How years ago, a little girl's eyes had shaken him to the very core in their pleading, desperate glow. He'd been here. Here, in this very place. And a man's body had been spread across the floor like a pig at a buffet table, blood seeping out his very pores – ears, eyes, mouth – in terrible glossiness. The other children far away and frightened. Police dogs yapping. And she, small and completely alone as she watched it, the corpse, as though it were a thing of terrible fascination and terror. Green eyes glazed. Hardly saying anything. And Aizawa, his younger self, had pretended not to notice the blood. He'd pretended not to be sick to the core with disgust and horror, keeping his eyes on her alone as he told her she was safe now. She was safe now.
He remembered the weighty immensity of her tiny hand as it clutched his. He remembered the alarm that had crossed her face when he handed her over to the ambulance: a face that had haunted him in all the hours that followed. Please come with me, Eraser Head-san! Please! And oh, how the much younger him had gone weak in the knees for this little girl. So many afternoons, he'd passed away hours in the children's hospital. Talking to her. Enchanted by her need for him: her excitement when he arrived and her innocent despondence whenever he left.
The feeling was delicious. Addictive. Molten gold over the blackening stains of guilt he'd felt for years before – the guilt and the inadequacy, the shock of Shirakumo's crushed face before Aizawa's waking sight and in all his nightmares. It all gave way to the searing, exquisite image of that little girl's relief when she'd taken his hand. How she'd looked at him as though he could do anything – and indeed, it made him feel like he could. Made him want to do anything. For her. All for her.

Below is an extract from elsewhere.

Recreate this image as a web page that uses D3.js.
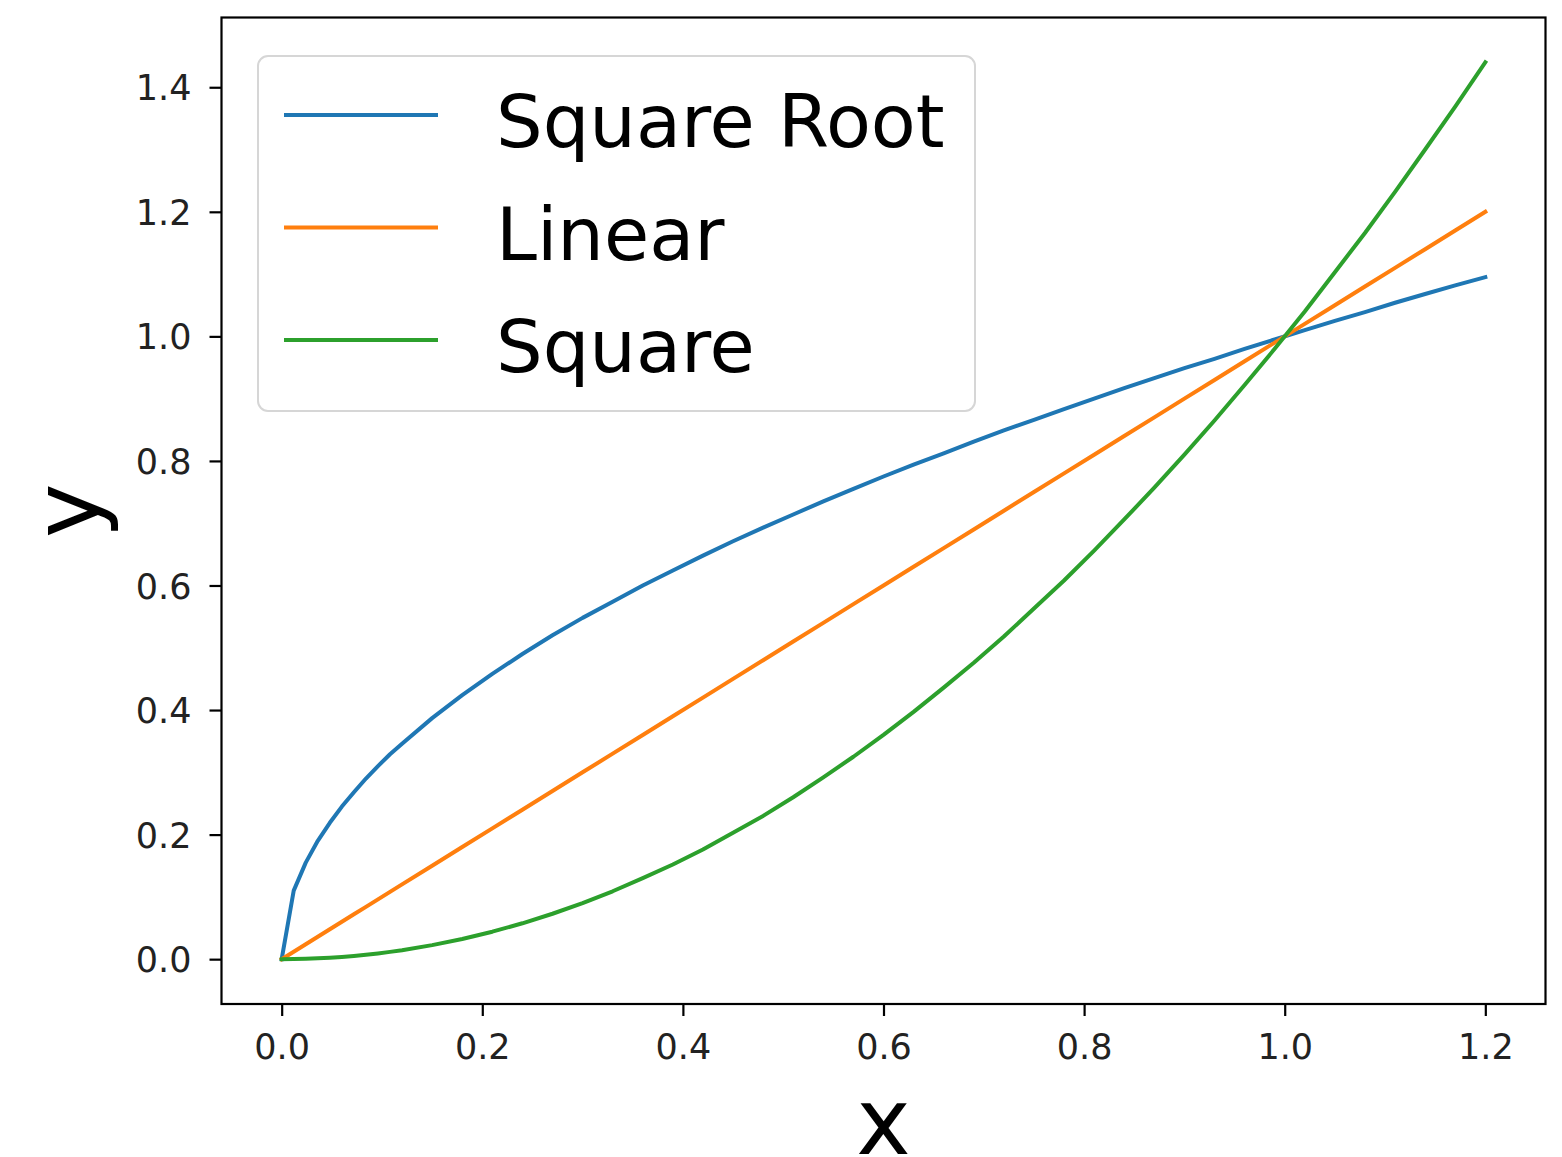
<!DOCTYPE html>
<html>
<head>
<meta charset="utf-8">
<script src="https://cdn.jsdelivr.net/npm/d3@7"></script>
<style>
  html, body { margin: 0; padding: 0; background: #fff; }
  svg { display: block; font-family: "DejaVu Sans", sans-serif; }
</style>
</head>
<body>
<svg id="chart" width="1562" height="1157"></svg>
<script>
// values
const xValues = [0, 0.012, 0.024, 0.036, 0.048, 0.06, 0.072, 0.084, 0.096, 0.108, 0.12,
  0.15, 0.18, 0.21, 0.24, 0.27, 0.30, 0.33, 0.36, 0.39, 0.42, 0.45, 0.48, 0.51, 0.54, 0.57, 0.60,
  0.63, 0.66, 0.69, 0.72, 0.75, 0.78, 0.81, 0.84, 0.87, 0.90, 0.93, 0.96, 0.99, 1.02, 1.05, 1.08,
  1.11, 1.14, 1.17, 1.20];
const sqrtValues = [0, 0.110, 0.155, 0.190, 0.219, 0.245, 0.268, 0.290, 0.310, 0.329, 0.346,
  0.387, 0.424, 0.458, 0.490, 0.520, 0.548, 0.574, 0.600, 0.624, 0.648, 0.671, 0.693, 0.714, 0.735, 0.755, 0.775,
  0.794, 0.812, 0.831, 0.849, 0.866, 0.883, 0.900, 0.917, 0.933, 0.949, 0.964, 0.980, 0.995, 1.010, 1.025, 1.039,
  1.054, 1.068, 1.082, 1.095];
const linearValues = [0, 0.012, 0.024, 0.036, 0.048, 0.06, 0.072, 0.084, 0.096, 0.108, 0.12,
  0.15, 0.18, 0.21, 0.24, 0.27, 0.30, 0.33, 0.36, 0.39, 0.42, 0.45, 0.48, 0.51, 0.54, 0.57, 0.60,
  0.63, 0.66, 0.69, 0.72, 0.75, 0.78, 0.81, 0.84, 0.87, 0.90, 0.93, 0.96, 0.99, 1.02, 1.05, 1.08,
  1.11, 1.14, 1.17, 1.20];
const squareValues = [0, 0.0001, 0.0006, 0.0013, 0.0023, 0.0036, 0.0052, 0.0071, 0.0092, 0.0117, 0.0144,
  0.0225, 0.0324, 0.0441, 0.0576, 0.0729, 0.090, 0.109, 0.130, 0.152, 0.176, 0.203, 0.230, 0.260, 0.292, 0.325, 0.360,
  0.397, 0.436, 0.476, 0.518, 0.563, 0.608, 0.656, 0.706, 0.757, 0.810, 0.865, 0.922, 0.980, 1.040, 1.103, 1.166,
  1.232, 1.300, 1.369, 1.440];
const seriesNames = ["Square Root", "Linear", "Square"];
const seriesColors = ["#1f77b4", "#ff7f0e", "#2ca02c"];
const xTicks = [0, 0.2, 0.4, 0.6, 0.8, 1.0, 1.2];
const yTicks = [0, 0.2, 0.4, 0.6, 0.8, 1.0, 1.2, 1.4];

const plot = {left: 221.5, right: 1545.5, top: 17.5, bottom: 1004};

const svg = d3.select("#chart");

const x = d3.scaleLinear().domain([-0.06, 1.26]).range([plot.left, plot.right]);
const y = d3.scaleLinear().domain([-0.072, 1.512]).range([plot.bottom, plot.top]);

// lines
const allSeries = [sqrtValues, linearValues, squareValues];
const line = d3.line()
  .x((d) => x(d[0]))
  .y((d) => y(d[1]));

svg.append("g").attr("class", "lines")
  .selectAll("path")
  .data(allSeries)
  .enter().append("path")
    .attr("d", (vals) => line(vals.map((v, i) => [xValues[i], v])))
    .attr("fill", "none")
    .attr("stroke", (d, i) => seriesColors[i])
    .attr("stroke-width", 4)
    .attr("stroke-linejoin", "round")
    .attr("stroke-linecap", "square");

// axes
const xAxis = svg.append("g")
  .attr("transform", "translate(0," + plot.bottom + ")")
  .call(d3.axisBottom(x).tickValues(xTicks).tickFormat(d3.format(".1f")).tickSize(12).tickPadding(18));
const yAxis = svg.append("g")
  .attr("transform", "translate(" + plot.left + ",0)")
  .call(d3.axisLeft(y).tickValues(yTicks).tickFormat(d3.format(".1f")).tickSize(12).tickPadding(18));

[xAxis, yAxis].forEach((ax) => {
  ax.select(".domain").remove();
  ax.selectAll(".tick line").attr("stroke", "#000").attr("stroke-width", 2.2);
  ax.selectAll(".tick text")
    .attr("fill", "#222")
    .style("font-family", "DejaVu Sans")
    .style("font-size", "35px");
});
yAxis.selectAll(".tick text").attr("dy", "0.36em");

// frame
svg.append("rect")
  .attr("x", plot.left)
  .attr("y", plot.top)
  .attr("width", plot.right - plot.left)
  .attr("height", plot.bottom - plot.top)
  .attr("fill", "none")
  .attr("stroke", "#000")
  .attr("stroke-width", 2.2);

// axis labels
svg.append("text")
  .attr("x", (plot.left + plot.right) / 2)
  .attr("y", 1154)
  .attr("text-anchor", "middle")
  .style("font-size", "92px")
  .text("x");

svg.append("text")
  .attr("transform", "translate(99," + (plot.top + plot.bottom) / 2 + ") rotate(-90)")
  .attr("text-anchor", "middle")
  .style("font-size", "92px")
  .text("y");

// legend
const legend = svg.append("g").attr("class", "legend");
legend.append("rect")
  .attr("x", 258)
  .attr("y", 56)
  .attr("width", 717)
  .attr("height", 355)
  .attr("rx", 10)
  .attr("fill", "#fff")
  .attr("fill-opacity", 0.8)
  .attr("stroke", "#d6d6d6")
  .attr("stroke-width", 2);

const rowY = [115, 227.5, 340];
seriesNames.forEach((name, i) => {
  legend.append("line")
    .attr("x1", 284).attr("x2", 438)
    .attr("y1", rowY[i]).attr("y2", rowY[i])
    .attr("stroke", seriesColors[i])
    .attr("stroke-width", 4);
  legend.append("text")
    .attr("x", 496)
    .attr("y", rowY[i] + 32)
    .style("font-size", "73.5px")
    .attr("fill", "#000")
    .text(name);
});
</script>
</body>
</html>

And then she, that marvelous little creature, was whisked away to Miyazaki to live with her grandparents. And the matter of the dead body (one of the traffickers, Aizawa had later discovered) was dismissed as an accident none of the doctors could explain. His bloodstream had turned against itself, flowing backwards and sideways, veins bursting. An accident. One not particularly undeserved, some might have said.
But Aizawa knew. He always knew, and for years after the fact, he carried Rin in his heart like a secret.